Sua primeira coleção foi lançada em 2008 com o nome de Evil Empire e já trazia elementos claros de esporte, especialmente atletismo, o ambiente dos vestiários, junto à cena noturna. “Dois anos depois todos os jovens de Moscou e São Petersburgo se pareciam com aquela imagem. Nós prevemos esse momento e agora é o principal estilo de street style na Rússia”, diz.
Gosha continuou trabalhando de maneira enxuta até que passou a vender na Dover Street Market. Ao longo de quatro coleções, sua marca fez boom! e as vendas aumentaram assim como os pedidos de diversas multimarcas espalhadas pelo mundo.
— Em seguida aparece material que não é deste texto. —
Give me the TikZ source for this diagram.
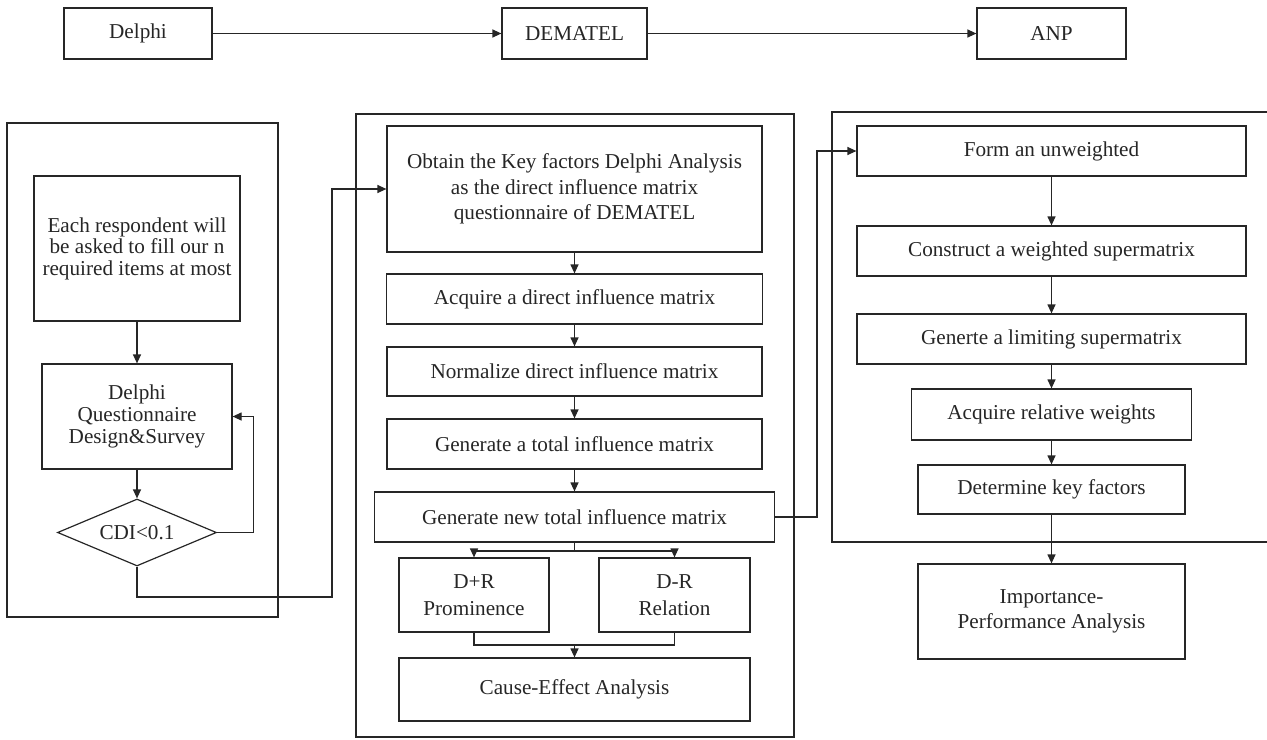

Por ter uma grife pequena, que ainda não é lucrativa, ele encontrou dificuldades para produzir e entregar grandes pedidos a partir da Rússia. “Moda não é arte, é um business e eu não sou um businessman. Então pensei em deixar a moda e ficar só com a arte”. Entra em cena Adrian Joffe, presidente da Comme des Garçons e marido de Rei Kawakubo. Ao ficar sabendo das dificuldades de Gosha, ofereceu ajuda e hoje toda sua produção é feita na Comme des Garçons. “Foi um milagre. Estou muito feliz por ter um parceiro tão profissional”.
Assim, Gosha tem feito uma bela trajetória e é um dos nomes mais promissores da moda hoje. Pensar que ele nunca estudou moda e vem de um país no qual, antes dos anos 90, não se falava em cultura jovem. Onde jovens mulheres vaidosíssimas se montavam (e ainda hoje) com maquiagem, peles e saltos altíssimos logo às 7h e praticamente não havia espaço, demanda nem desejo pelo streetwear.
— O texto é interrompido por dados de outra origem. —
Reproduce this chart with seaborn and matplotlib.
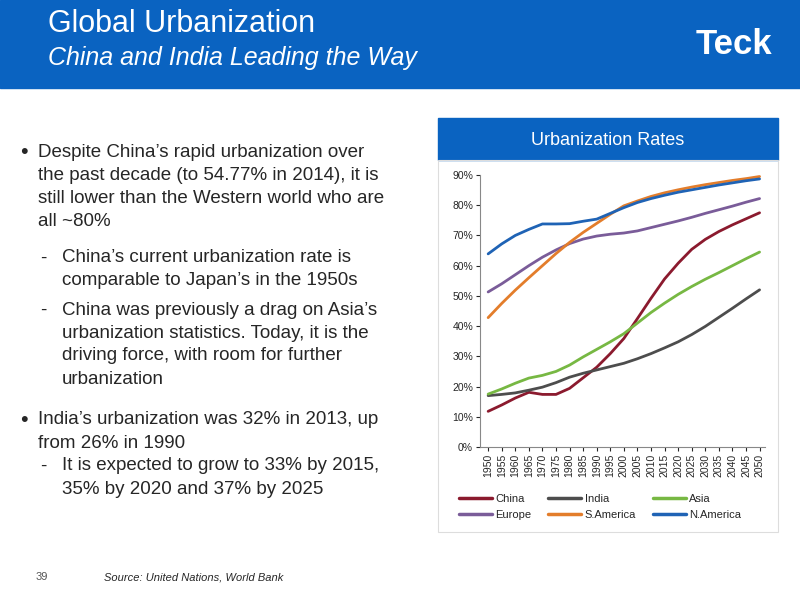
import matplotlib
matplotlib.use("Agg")
import matplotlib.pyplot as plt
import seaborn as sns
import pandas as pd
from matplotlib.patches import Rectangle
from matplotlib.ticker import PercentFormatter

years = list(range(1950, 2051, 5))
china = [11.8,13.9,16.2,18.1,17.4,17.4,19.4,22.9,26.4,30.9,35.9,42.5,49.2,55.6,60.8,65.4,68.7,71.3,73.5,75.5,77.5]
india = [17.0,17.4,17.9,18.8,19.8,21.3,23.1,24.4,25.5,26.6,27.7,29.2,30.9,32.8,34.8,37.2,39.9,42.9,45.9,49.0,52.0]
asia = [17.5,19.2,21.1,22.8,23.7,25.0,27.1,29.8,32.3,34.8,37.5,41.0,44.5,47.6,50.5,53.1,55.5,57.7,60.0,62.3,64.5]
europe = [51.3,54.0,57.0,60.0,62.8,65.2,67.3,68.8,69.8,70.4,70.8,71.5,72.6,73.7,74.8,76.0,77.3,78.5,79.7,81.0,82.2]
samerica = [42.8,47.5,51.9,56.0,60.0,64.0,67.7,71.0,74.0,77.0,79.8,81.4,82.9,84.1,85.1,86.0,86.8,87.5,88.2,88.8,89.5]
namerica = [63.9,67.2,70.0,72.0,73.8,73.8,73.9,74.7,75.4,77.3,79.2,80.9,82.2,83.3,84.3,85.1,85.9,86.7,87.4,88.1,88.7]
series = {"China": china, "India": india, "Asia": asia,
          "Europe": europe, "S.America": samerica, "N.America": namerica}
colors = ["#8B1A2E", "#4D4D4D", "#77B843", "#7A5C99", "#E37D2B", "#1F63B5"]

df = pd.DataFrame([(y, k, v) for k, vals in series.items() for y, v in zip(years, vals)],
                  columns=["Year", "Region", "Rate"])

sns.set_style("white")
plt.rcParams['font.family'] = ['Liberation Sans', 'DejaVu Sans']
fig = plt.figure(figsize=(8, 6), dpi=100)

def Y(p):
    return 1 - p / 600

# header
fig.patches.append(Rectangle((0, Y(88)), 1, 88/600, transform=fig.transFigure, color="#0A63C1", zorder=0))
fig.text(48/800, Y(24), "Global Urbanization", color="white", fontsize=22, va="center")
fig.text(48/800, Y(58), "China and India Leading the Way", color="white", fontsize=18, style="italic", va="center")
fig.text(772/800, Y(44), "Teck", color="white", fontsize=25, fontweight="bold", ha="right", va="center")

# chart panel title bar
fig.patches.append(Rectangle((438/800, Y(160)), 340/800, 42/600, transform=fig.transFigure, color="#0A63C1", zorder=0))
fig.text(608/800, Y(140), "Urbanization Rates", color="white", fontsize=13, ha="center", va="center")
fig.patches.append(Rectangle((438/800, Y(532)), 340/800, 372/600, transform=fig.transFigure,
                             fill=False, edgecolor="#DDDDDD", lw=0.8, zorder=0))

# bullets
fs = 13.5
blocks = [
    ("•", 20, 38, [152, 175, 198, 221], ["Despite China’s rapid urbanization over",
        "the past decade (to 54.77% in 2014), it is", "still lower than the Western world who are", "all ~80%"]),
    ("-", 40, 62, [258, 281], ["China’s current urbanization rate is", "comparable to Japan’s in the 1950s"]),
    ("-", 40, 62, [310, 333, 356, 379], ["China was previously a drag on Asia’s",
        "urbanization statistics. Today, it is the", "driving force, with room for further", "urbanization"]),
    ("•", 20, 38, [420, 443], ["India’s urbanization was 32% in 2013, up", "from 26% in 1990"]),
    ("-", 40, 62, [466, 489], ["It is expected to grow to 33% by 2015,", "35% by 2020 and 37% by 2025"]),
]
for mark, mx, tx, ys, lines in blocks:
    fig.text(mx/800, Y(ys[0]), mark, fontsize=fs+2 if mark == "•" else fs, va="center")
    for yy, ln in zip(ys, lines):
        fig.text(tx/800, Y(yy), ln, fontsize=fs, va="center")

fig.text(36/800, Y(577), "39", fontsize=8, color="#555555", va="center")
fig.text(104/800, Y(577), "Source: United Nations, World Bank", fontsize=8, style="italic", va="center")

ax = fig.add_axes([480/800, Y(447), 285/800, 272/600])
sns.lineplot(data=df, x="Year", y="Rate", hue="Region", palette=colors, lw=2, ax=ax, legend=False)
ax.set_xlim(1947, 2052)
ax.set_ylim(0, 90)
ax.set_yticks(range(0, 91, 10))
ax.yaxis.set_major_formatter(PercentFormatter(decimals=0))
ax.set_xticks(years)
ax.set_xticklabels([str(y) for y in years], rotation=90)
ax.tick_params(labelsize=7.5, length=3, direction="out", bottom=True, left=True, pad=2)
ax.set_xlabel(""); ax.set_ylabel("")
for s in ["top", "right"]:
    ax.spines[s].set_visible(False)
for s in ["left", "bottom"]:
    ax.spines[s].set_color("#888888")

names = list(series.keys())
order = [0, 3, 1, 4, 2, 5]
handles = [plt.Line2D([], [], color=colors[i], lw=2.5) for i in order]
fig.legend(handles, [names[i] for i in order], loc="center", bbox_to_anchor=(600/800, Y(507)),
           ncol=3, frameon=False, fontsize=8, handlelength=3, columnspacing=1.5, handletextpad=0.3)

fig.savefig("out.png", dpi=100)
Inspirado pelas transformações que ocorreram na Rússia após o término da URSS, Gosha construiu uma visão clara que permeia todos os seus projetos. Vale destacar seu trabalho como fotógrafo, tão bom quanto o de estilista. Na verdade, um complementa o outro, nascidos de uma mesma maneira de enxergar a vida. Suas fotos, que vemos em livros e zines, fotos são um retrato belo e verdadeiro da cultura jovem da Rússia, mas que encontra ecos em tantas outras capitais.
O zine Crimea/Kids (Idea books) foi lançado com uma tiragem pequena, de apenas 300 cópias, todas esgotadas no mesmo dia do lançamento em uma conversa aberta ao público no ICA (Institute of Contemporary Art) em Londres. O livro mostra skatistas adolescentes e suas expressões, tão puras quanto tristes e fortes.
“Transfiguration Book” foi fotografado em 2012 em São Petersburgo no lugar onde seria o futuro prédio do projeto de arte de Dasha Zhukova, com containers pra lojas pop-up e residências artísticas. O livro é lindo e mostra imagens de estátuas antigas ao lado de suas fotos, em composições que mostram uma conversa entre o velho e o novo, o estático e o vivo. E assim como os rostos das estátuas, os de seus amigos também passam uma ideia de atemporalidade.
Em outubro, Gosha lançou “Youth Hotel”, também publicado pela Idea Books. “É sobre a cultura jovem. Para mim, ela é como um hotel, um pedaço do tempo. Você pode passar uma parte do seu tempo lá, mas tem que seguir em frente, você cresce. Os jovens tem novas ideias e um novo olhar para o que é normal, é por isso que sigo eles e também porque eles rendem meus melhores retratos. Pra mim, esse livro representa uma geração de esperança, é o futuro da Rússia”.
Seu interesse por fotografia começou na escola, influenciado por revistas russas como OM e Ptucg, similares a publicações como a “Dazed”. “Eu queria aparecer nessas revistas, então pensei que um jeito de eu estar lá era fazendo styling e fotografia”. Quando conheceu um grupo de skatistas, eles se tornaram seus heróis e grandes influências. E hoje Gosha inverteu os papeis: ele é a influência da cena jovem que emerge na Rússia. E já apareceu na “Dazed” muitas vezes.
A década de 90 serve como inspiração, não apenas estética, mas como um estilo de vida. “Foi um período incrível. Hoje, a vida na Rússia é mais confortável nas cidades grandes e os adolescentes são como qualquer europeu. Mas há uma crise de ideias. Não há aquela paixão que experimentamos nos anos 90. Tudo se parece, é um tédio. Tenho receio de quem passa todo seu tempo nas redes sociais, o que acho estúpido. Você tem que direcionar sua energia para fazer algo que realmente ama e tem vontade”.
Gosha é o estilista russo mais conhecido internacionalmente. Tem fãs e revendedores espalhados pelo mundo e, claro, está na antena de estrelas pop antenadas. No Grammy deste ano, A$AP Rocky entrou no palco com um look seu, conhecido como “Flag Hoodie”, da coleção de Inverno 15. Ele também já colaborou com a Supreme e com a Vans. “Quero mostrar coisas legais que podem conectar as pessoas de países diferentes, como Rússia e EUA e o skate é uma delas”. Gosha pode se inspirar na Rússia para contar suas histórias, mas a imagem final atravessa fronteiras, é fresca e universal.